- [Task details] Return every line of the data below that includes the string "this".

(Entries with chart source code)
——

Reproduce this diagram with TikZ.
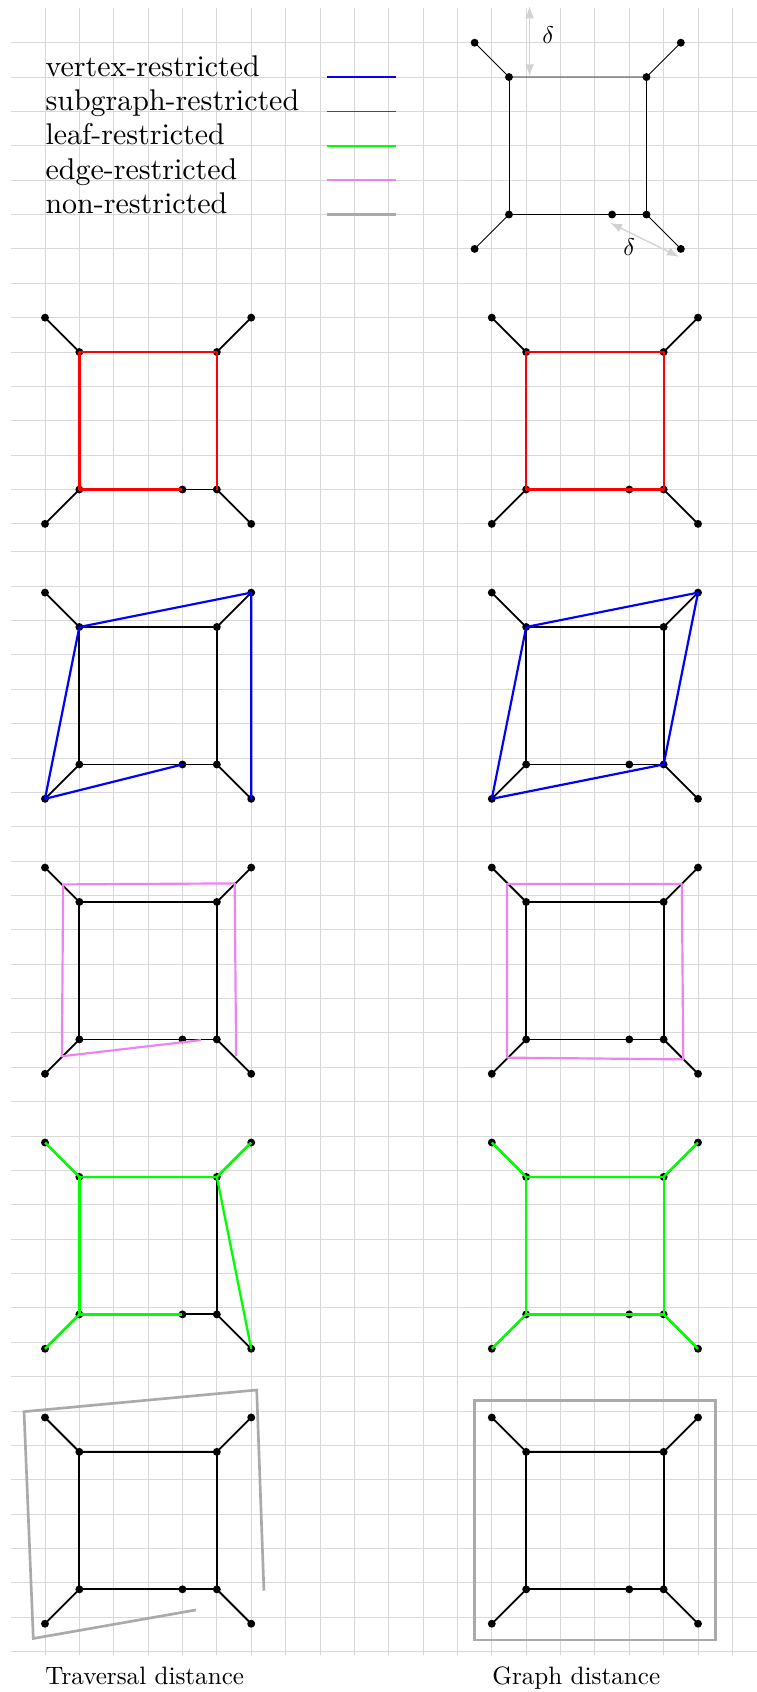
\documentclass[tikz,border=0pt]{standalone}
\usetikzlibrary{arrows.meta}
\pgfdeclarelayer{gridlayer}
\pgfdeclarelayer{background}
\pgfsetlayers{gridlayer,background,main}
\definecolor{gridc}{RGB}{216,216,216}
\definecolor{nonr}{RGB}{170,170,170}
\definecolor{edgec}{RGB}{238,130,238}
\definecolor{deltac}{RGB}{210,210,210}
\tikzset{
 vtx/.style={circle,fill=black,inner sep=0pt,minimum size=2.3mm},
 gedge/.style={line width=1.5pt,black},
 hedge/.style={line width=0.7pt,black},
 vr/.style={line width=1.8pt,blue,line join=round},
 sr/.style={line width=1.9pt,red,line join=round},
 lr/.style={line width=1.9pt,green,line join=round},
 er/.style={line width=1.8pt,edgec,line join=round},
 nr/.style={line width=2.2pt,nonr},
 legline/.style={line width=1.3pt},
 gridl/.style={line width=0.7pt,gridc},
 legtext/.style={anchor=base west,inner sep=0pt,scale=2.48},
 labtext/.style={anchor=base west,inner sep=0pt,scale=2.08},
 deltatext/.style={inner sep=0pt,scale=2},
 darrow/.style={deltac,line width=1.1pt,{Latex[length=3.5mm,width=2.6mm]}-{Latex[length=3.5mm,width=2.6mm]}},
}
% #1 prefix, #2 x, #3 y, #4 edge style
\newcommand{\mkgraph}[4]{%
 \begin{scope}[shift={(#2,#3)}]
  \node[vtx] (#1tl) at (0,0) {};
  \node[vtx] (#1a) at (1,-1) {};
  \node[vtx] (#1b) at (5,-1) {};
  \node[vtx] (#1tr) at (6,0) {};
  \node[vtx] (#1c) at (1,-5) {};
  \node[vtx] (#1m) at (4,-5) {};
  \node[vtx] (#1d) at (5,-5) {};
  \node[vtx] (#1bl) at (0,-6) {};
  \node[vtx] (#1br) at (6,-6) {};
 \end{scope}
 \begin{pgfonlayer}{background}
  \draw[#4] (#1tl.center) -- (#1a.center) -- (#1b.center) -- (#1tr.center);
  \draw[#4] (#1a.center) -- (#1c.center) -- (#1m.center) -- (#1d.center) -- (#1b.center);
  \draw[#4] (#1c.center) -- (#1bl.center);
  \draw[#4] (#1d.center) -- (#1br.center);
 \end{pgfonlayer}
}
\begin{document}
\begin{tikzpicture}
\useasboundingbox (-1.309,-47.987) rectangle (20.716,1.242);
% grid
\begin{pgfonlayer}{gridlayer}
 \foreach \x in {0,...,20} \draw[gridl] (\x,1) -- (\x,-46.9);
 \foreach \y in {0,...,14} \draw[gridl] (-1,-\y) -- (20.716,-\y);
 \foreach \y in {0,...,32} \draw[gridl] (-1,-14.81-\y) -- (20.716,-14.81-\y);
\end{pgfonlayer}

% legend
\node[legtext] (t1) at (0,-0.97) {vertex-restricted};
\node[legtext] (t2) at (0,-1.97) {subgraph-restricted};
\node[legtext] (t3) at (0,-2.97) {leaf-restricted};
\node[legtext] (t4) at (0,-3.97) {edge-restricted};
\node[legtext] (t5) at (0,-4.97) {non-restricted};
\coordinate (l1a) at (8.2,-1); \coordinate (l1b) at (10.2,-1);
\coordinate (l2a) at (8.2,-2); \coordinate (l2b) at (10.2,-2);
\coordinate (l3a) at (8.2,-3); \coordinate (l3b) at (10.2,-3);
\coordinate (l4a) at (8.2,-4); \coordinate (l4b) at (10.2,-4);
\coordinate (l5a) at (8.2,-5); \coordinate (l5b) at (10.2,-5);
\draw[legline,blue] (l1a) -- (l1b);
\draw[legline,red] (l2a) -- (l2b);
\draw[legline,green] (l3a) -- (l3b);
\draw[legline,edgec] (l4a) -- (l4b);
\draw[legline,nonr,line width=2pt] (l5a) -- (l5b);

% header graph
\mkgraph{H}{12.5}{0}{hedge}
\coordinate (d1s) at (14.1,1.06);
\coordinate (d1e) at (14.1,-0.98);
\draw[darrow] (d1s) -- (d1e);
\node[deltatext] (d1) at (14.64,0.22) {$\delta$};
\coordinate (d2s) at (16.44,-5.24);
\coordinate (d2e) at (18.45,-6.23);
\draw[darrow] (d2s) -- (d2e);
\node[deltatext] (d2) at (17.0,-5.94) {$\delta$};

% row 1: subgraph-restricted
\mkgraph{A}{0}{-8}{gedge}
\mkgraph{B}{13}{-8}{gedge}
\draw[sr] (Am.center) -- (Ac.center) -- (Aa.center) -- (Ab.center) -- (Ad.center);
\draw[sr] (Ba.center) -- (Bb.center) -- (Bd.center) -- (Bc.center) -- cycle;

% row 2: vertex-restricted
\mkgraph{C}{0}{-16}{gedge}
\mkgraph{D}{13}{-16}{gedge}
\draw[vr] (Cbr.center) -- (Ctr.center) -- (Ca.center) -- (Cbl.center) -- (Cm.center);
\draw[vr] (Da.center) -- (Dtr.center) -- (Dd.center) -- (Dbl.center) -- cycle;

% row 3: edge-restricted
\mkgraph{E}{0}{-24}{gedge}
\mkgraph{F}{13}{-24}{gedge}
\coordinate (e1) at (4.54,-29.02);
\coordinate (e2) at (0.49,-29.49);
\coordinate (e3) at (0.53,-24.49);
\coordinate (e4) at (5.52,-24.46);
\coordinate (e5) at (5.56,-29.49);
\draw[er] (e1) -- (e2) -- (e3) -- (e4) -- (e5);
\coordinate (f1) at (13.44,-24.48);
\coordinate (f2) at (18.53,-24.48);
\coordinate (f3) at (18.57,-29.58);
\coordinate (f4) at (13.44,-29.53);
\draw[er] (f1) -- (f2) -- (f3) -- (f4) -- cycle;

% row 4: leaf-restricted
\mkgraph{G}{0}{-32}{gedge}
\mkgraph{K}{13}{-32}{gedge}
\draw[lr] (Gtl.center) -- (Ga.center) -- (Gb.center) -- (Gtr.center);
\draw[lr] (Gm.center) -- (Gc.center) -- (Ga.center);
\draw[lr] (Gc.center) -- (Gbl.center);
\draw[lr] (Gb.center) -- (Gbr.center);
\draw[lr] (Ktl.center) -- (Ka.center) -- (Kb.center) -- (Ktr.center);
\draw[lr] (Ka.center) -- (Kc.center) -- (Km.center) -- (Kd.center) -- (Kb.center);
\draw[lr] (Kc.center) -- (Kbl.center);
\draw[lr] (Kd.center) -- (Kbr.center);

% row 5: non-restricted
\mkgraph{M}{0}{-40}{gedge}
\mkgraph{N}{13}{-40}{gedge}
\coordinate (g1) at (4.39,-45.6);
\coordinate (g2) at (-0.34,-46.43);
\coordinate (g3) at (-0.61,-39.83);
\coordinate (g4) at (6.16,-39.2);
\coordinate (g5) at (6.37,-45.04);
\draw[nr] (g1) -- (g2) -- (g3) -- (g4) -- (g5);
\coordinate (h1) at (12.5,-39.5);
\coordinate (h2) at (19.5,-46.47);
\draw[nr] (h1) rectangle (h2);

% labels
\node[labtext] (lab1) at (0,-47.78) {Traversal distance};
\node[labtext] (lab2) at (13,-47.78) {Graph distance};
\end{tikzpicture}
\end{document}
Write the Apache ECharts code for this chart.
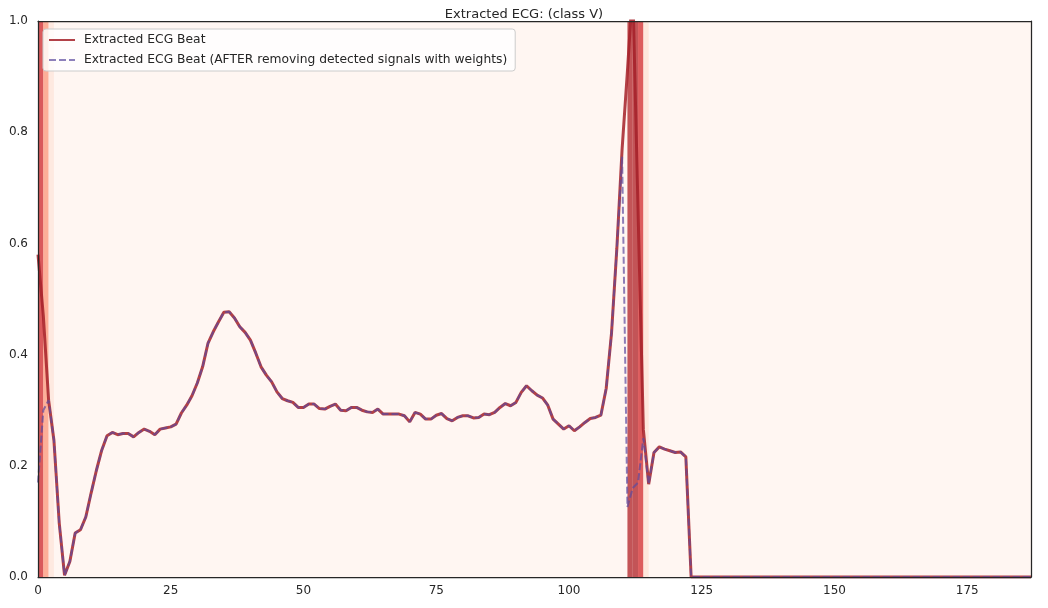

——

- [Exercise output]
Reproduce this diagram with TikZ.
Write the Apache ECharts code for this chart.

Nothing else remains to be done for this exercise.